Conflict of Power: The Teheran – Potsdam ‘orthodoxy’ practised by Soviet diplomacy strikes many observers in the West as disingenuous. But it reflects the hope of the Soviet leaders for the peaceful, though not necessarily friendly, coexistence of Soviet Communism and Western democracy. This explains the formalistic litigiousness of Mr Molotov and Mr Gromyko. Even the recent appeals of the Cominform, marking as they do an important change of emphasis, were still couched in terms of the Eastern bloc’s self-defence against the danger of war.

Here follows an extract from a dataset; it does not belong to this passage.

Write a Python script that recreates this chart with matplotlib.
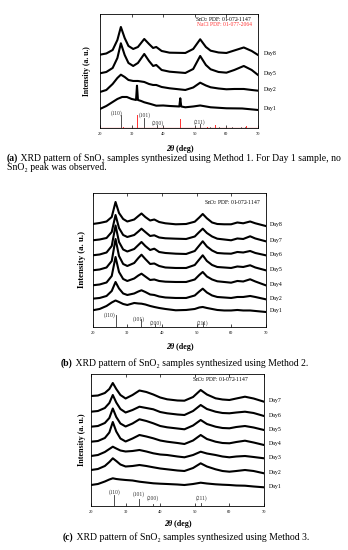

It is impossible to say in what direction Soviet and Communist policies will now move, if it is decided in Moscow that the post-Potsdam bargaining and litigation have reached a term with the London failure. In Soviet eyes, the class struggle has now assumed an international character unknown before. Two opposed class principles have come to be embodied by two great powers, the United States and Russia. Marxist theory has usually forecast that any struggle between two hostile classes is more likely than not to end in armed conflict and the final victory of one class, but Marxist theory has also admitted the possibility of a conflict ending in the mutual ruin of both contestants. This admission now has an ominously topical ring in the ears of a generation that, on the threshold of the atomic age, sees the development of class antagonism on a worldwide scale coinciding with a conflict of power between two giant states. If it is mutual ruin that awaits the opposed ranks should they not shrink before the contest? The question will be pondered with the most profound earnestness ‘on both sides of the barricade’.